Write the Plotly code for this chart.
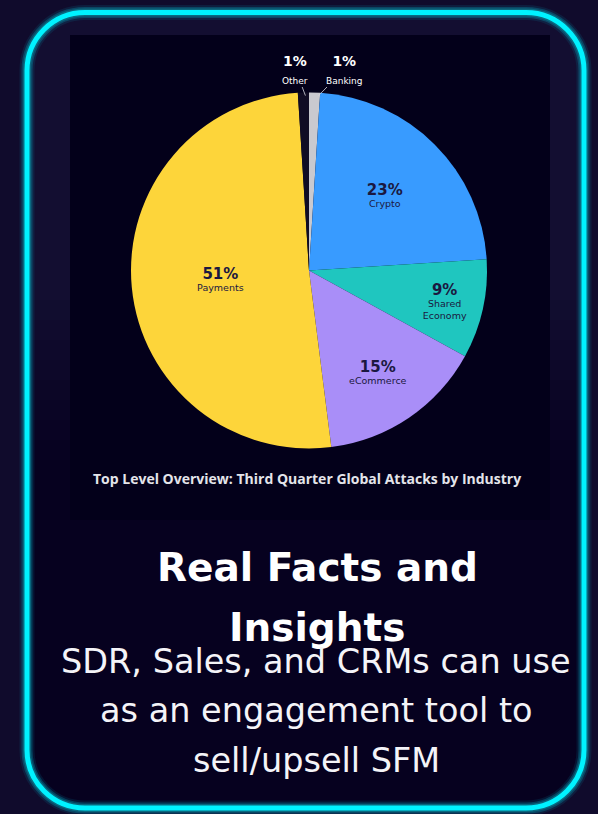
import math
import plotly.graph_objects as go

# ---------------- data ----------------
industries = ["Banking", "Crypto", "Shared Economy", "eCommerce", "Payments", "Other"]
display_names = ["Banking", "Crypto", "Shared<br>Economy", "eCommerce", "Payments", "Other"]
shares = [1, 23, 9, 15, 51, 1]
slice_colors = ["#c9c9cf", "#389bff", "#1fc6bf", "#a98ef8", "#fdd53a", "#100c24"]
chart_caption = "Top Level Overview: Third Quarter Global Attacks by Industry"
card_title = ["Real Facts and", "Insights"]
card_body = ["SDR, Sales, and CRMs can use", "as an engagement tool to", "sell/upsell SFM"]

W, H = 598, 814
fig = go.Figure()

# pie geometry (pixels)
CX, CY, R = 309, 270.5, 178
small = [s <= 1 for s in shares]
texttemplates = [
    "" if sm else "<span style='font-size:15px'><b>%{value}%</b></span><br>%{text}"
    for sm in small
]
textpositions = ["none" if sm else "inside" for sm in small]

fig.add_trace(go.Pie(
    labels=industries,
    values=shares,
    text=display_names,
    texttemplate=texttemplates,
    textposition=textpositions,
    insidetextorientation="horizontal",
    sort=False,
    direction="clockwise",
    rotation=0,
    marker=dict(colors=slice_colors, line=dict(width=0)),
    insidetextfont=dict(family="DejaVu Sans", size=9.5, color="#1b1840"),
    showlegend=False,
    hoverinfo="label+percent",
    domain=dict(x=[(CX - R) / W, (CX + R) / W], y=[1 - (CY + R) / H, 1 - (CY - R) / H]),
))

# --------------- card background shapes -----------------
def rrect(x0, y0, x1, y1, r):
    k = 0.5523 * r
    return (f"M {x0+r},{y0} L {x1-r},{y0} C {x1-r+k},{y0} {x1},{y0+r-k} {x1},{y0+r} "
            f"L {x1},{y1-r} C {x1},{y1-r+k} {x1-r+k},{y1} {x1-r},{y1} "
            f"L {x0+r},{y1} C {x0+r-k},{y1} {x0},{y1-r+k} {x0},{y1-r} "
            f"L {x0},{y0+r} C {x0},{y0+r-k} {x0+r-k},{y0} {x0+r},{y0} Z")


def rtop(x0, y0, x1, y1, r):
    k = 0.5523 * r
    return (f"M {x0},{y1} L {x0},{y0+r} C {x0},{y0+r-k} {x0+r-k},{y0} {x0+r},{y0} "
            f"L {x1-r},{y0} C {x1-r+k},{y0} {x1},{y0+r-k} {x1},{y0+r} L {x1},{y1} Z")

shapes = []
BX0, BY0, BX1, BY1, BR = 27, 12.5, 584, 808, 58
# card interior
shapes.append(dict(type="path", path=rrect(BX0, BY0, BX1, BY1, BR), xref="x", yref="y",
                   fillcolor="#06011f", line=dict(width=0), layer="below"))
# lighter upper strip fading downward
shapes.append(dict(type="path", path=rtop(BX0, BY0, BX1, 300, BR), xref="x", yref="y",
                   fillcolor="#130e31", line=dict(width=0), layer="below"))
for i in range(8):
    ya = 300 + i * 20
    op = 0.9 - i * 0.11
    shapes.append(dict(type="rect", x0=BX0, x1=BX1, y0=ya, y1=ya + 20, xref="x", yref="y",
                       fillcolor=f"rgba(19,14,49,{op:.2f})", line=dict(width=0), layer="below"))
# dark image panel
shapes.append(dict(type="rect", x0=70, x1=550, y0=35, y1=520, xref="x", yref="y",
                   fillcolor="#03001a", line=dict(width=0), layer="below"))
# glowing border
for w, c in [(15, "rgba(0,170,200,0.12)"), (11, "rgba(0,190,215,0.25)"),
             (8, "rgba(10,120,140,0.7)"), (5, "#00f2ff")]:
    shapes.append(dict(type="path", path=rrect(BX0, BY0, BX1, BY1, BR), xref="x", yref="y",
                       fillcolor="rgba(0,0,0,0)", line=dict(color=c, width=w), layer="above"))

# --------------- annotations -----------------
annotations = []
cum = 0
for name, s in zip(industries, shares):
    mid = (cum + s / 2) / sum(shares) * 2 * math.pi
    cum += s
    if s > 1:
        continue
    px = CX + R * math.sin(mid)
    py = CY - R * math.cos(mid)
    tx = px - 8 if math.sin(mid) < 0 else px + 30
    annotations.append(dict(
        x=px + (2 if math.sin(mid) < 0 else 4), y=py + 3, xref="x", yref="y",
        ax=tx, ay=69, axref="x", ayref="y",
        text=f"<b>{s}%</b><br><span style='font-size:9px'>{name}</span>",
        showarrow=True, arrowhead=0, arrowwidth=0.8, arrowcolor="#d8d8e0", standoff=0,
        font=dict(family="DejaVu Sans", size=14, color="#ffffff"),
        align="center",
    ))

annotations.append(dict(x=307, y=478, xref="x", yref="y", text=f"<b>{chart_caption}</b>",
                        showarrow=False, font=dict(family="Open Sans", size=14, color="#e4e4ea")))
for i, line in enumerate(card_title):
    annotations.append(dict(x=317, y=567 + i * 60, xref="x", yref="y", text=line, showarrow=False,
                            font=dict(family="DejaVu Sans", size=39, color="#ffffff", weight=600)))
for i, line in enumerate(card_body):
    annotations.append(dict(x=316, y=661 + i * 49.5, xref="x", yref="y", text=line, showarrow=False,
                            font=dict(family="DejaVu Sans", size=33.5, color="#f4f4f8", weight=400)))

fig.update_layout(
    width=W, height=H,
    margin=dict(l=0, r=0, t=0, b=0),
    paper_bgcolor="#100b2c",
    plot_bgcolor="rgba(0,0,0,0)",
    xaxis=dict(range=[0, W], visible=False, fixedrange=True, domain=[0, 1]),
    yaxis=dict(range=[H, 0], visible=False, fixedrange=True, domain=[0, 1]),
    shapes=shapes,
    annotations=annotations,
)

fig.write_html(
    "out.html",
    config={"displayModeBar": False},
    post_script="document.body.style.margin='0';document.body.style.background='#100b2c';",
)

________

Go through the listing above and quote it exactly, apart from its images.

### SOLUTION:
Write the Plotly code for this chart.
import math
import plotly.graph_objects as go

# ---------------- data ----------------
industries = ["Banking", "Crypto", "Shared Economy", "eCommerce", "Payments", "Other"]
display_names = ["Banking", "Crypto", "Shared<br>Economy", "eCommerce", "Payments", "Other"]
shares = [1, 23, 9, 15, 51, 1]
slice_colors = ["#c9c9cf", "#389bff", "#1fc6bf", "#a98ef8", "#fdd53a", "#100c24"]
chart_caption = "Top Level Overview: Third Quarter Global Attacks by Industry"
card_title = ["Real Facts and", "Insights"]
card_body = ["SDR, Sales, and CRMs can use", "as an engagement tool to", "sell/upsell SFM"]

W, H = 598, 814
fig = go.Figure()

# pie geometry (pixels)
CX, CY, R = 309, 270.5, 178
small = [s <= 1 for s in shares]
texttemplates = [
    "" if sm else "<span style='font-size:15px'><b>%{value}%</b></span><br>%{text}"
    for sm in small
]
textpositions = ["none" if sm else "inside" for sm in small]

fig.add_trace(go.Pie(
    labels=industries,
    values=shares,
    text=display_names,
    texttemplate=texttemplates,
    textposition=textpositions,
    insidetextorientation="horizontal",
    sort=False,
    direction="clockwise",
    rotation=0,
    marker=dict(colors=slice_colors, line=dict(width=0)),
    insidetextfont=dict(family="DejaVu Sans", size=9.5, color="#1b1840"),
    showlegend=False,
    hoverinfo="label+percent",
    domain=dict(x=[(CX - R) / W, (CX + R) / W], y=[1 - (CY + R) / H, 1 - (CY - R) / H]),
))

# --------------- card background shapes -----------------
def rrect(x0, y0, x1, y1, r):
    k = 0.5523 * r
    return (f"M {x0+r},{y0} L {x1-r},{y0} C {x1-r+k},{y0} {x1},{y0+r-k} {x1},{y0+r} "
            f"L {x1},{y1-r} C {x1},{y1-r+k} {x1-r+k},{y1} {x1-r},{y1} "
            f"L {x0+r},{y1} C {x0+r-k},{y1} {x0},{y1-r+k} {x0},{y1-r} "
            f"L {x0},{y0+r} C {x0},{y0+r-k} {x0+r-k},{y0} {x0+r},{y0} Z")


def rtop(x0, y0, x1, y1, r):
    k = 0.5523 * r
    return (f"M {x0},{y1} L {x0},{y0+r} C {x0},{y0+r-k} {x0+r-k},{y0} {x0+r},{y0} "
            f"L {x1-r},{y0} C {x1-r+k},{y0} {x1},{y0+r-k} {x1},{y0+r} L {x1},{y1} Z")

shapes = []
BX0, BY0, BX1, BY1, BR = 27, 12.5, 584, 808, 58
# card interior
shapes.append(dict(type="path", path=rrect(BX0, BY0, BX1, BY1, BR), xref="x", yref="y",
                   fillcolor="#06011f", line=dict(width=0), layer="below"))
# lighter upper strip fading downward
shapes.append(dict(type="path", path=rtop(BX0, BY0, BX1, 300, BR), xref="x", yref="y",
                   fillcolor="#130e31", line=dict(width=0), layer="below"))
for i in range(8):
    ya = 300 + i * 20
    op = 0.9 - i * 0.11
    shapes.append(dict(type="rect", x0=BX0, x1=BX1, y0=ya, y1=ya + 20, xref="x", yref="y",
                       fillcolor=f"rgba(19,14,49,{op:.2f})", line=dict(width=0), layer="below"))
# dark image panel
shapes.append(dict(type="rect", x0=70, x1=550, y0=35, y1=520, xref="x", yref="y",
                   fillcolor="#03001a", line=dict(width=0), layer="below"))
# glowing border
for w, c in [(15, "rgba(0,170,200,0.12)"), (11, "rgba(0,190,215,0.25)"),
             (8, "rgba(10,120,140,0.7)"), (5, "#00f2ff")]:
    shapes.append(dict(type="path", path=rrect(BX0, BY0, BX1, BY1, BR), xref="x", yref="y",
                       fillcolor="rgba(0,0,0,0)", line=dict(color=c, width=w), layer="above"))

# --------------- annotations -----------------
annotations = []
cum = 0
for name, s in zip(industries, shares):
    mid = (cum + s / 2) / sum(shares) * 2 * math.pi
    cum += s
    if s > 1:
        continue
    px = CX + R * math.sin(mid)
    py = CY - R * math.cos(mid)
    tx = px - 8 if math.sin(mid) < 0 else px + 30
    annotations.append(dict(
        x=px + (2 if math.sin(mid) < 0 else 4), y=py + 3, xref="x", yref="y",
        ax=tx, ay=69, axref="x", ayref="y",
        text=f"<b>{s}%</b><br><span style='font-size:9px'>{name}</span>",
        showarrow=True, arrowhead=0, arrowwidth=0.8, arrowcolor="#d8d8e0", standoff=0,
        font=dict(family="DejaVu Sans", size=14, color="#ffffff"),
        align="center",
    ))

annotations.append(dict(x=307, y=478, xref="x", yref="y", text=f"<b>{chart_caption}</b>",
                        showarrow=False, font=dict(family="Open Sans", size=14, color="#e4e4ea")))
for i, line in enumerate(card_title):
    annotations.append(dict(x=317, y=567 + i * 60, xref="x", yref="y", text=line, showarrow=False,
                            font=dict(family="DejaVu Sans", size=39, color="#ffffff", weight=600)))
for i, line in enumerate(card_body):
    annotations.append(dict(x=316, y=661 + i * 49.5, xref="x", yref="y", text=line, showarrow=False,
                            font=dict(family="DejaVu Sans", size=33.5, color="#f4f4f8", weight=400)))

fig.update_layout(
    width=W, height=H,
    margin=dict(l=0, r=0, t=0, b=0),
    paper_bgcolor="#100b2c",
    plot_bgcolor="rgba(0,0,0,0)",
    xaxis=dict(range=[0, W], visible=False, fixedrange=True, domain=[0, 1]),
    yaxis=dict(range=[H, 0], visible=False, fixedrange=True, domain=[0, 1]),
    shapes=shapes,
    annotations=annotations,
)

fig.write_html(
    "out.html",
    config={"displayModeBar": False},
    post_script="document.body.style.margin='0';document.body.style.background='#100b2c';",
)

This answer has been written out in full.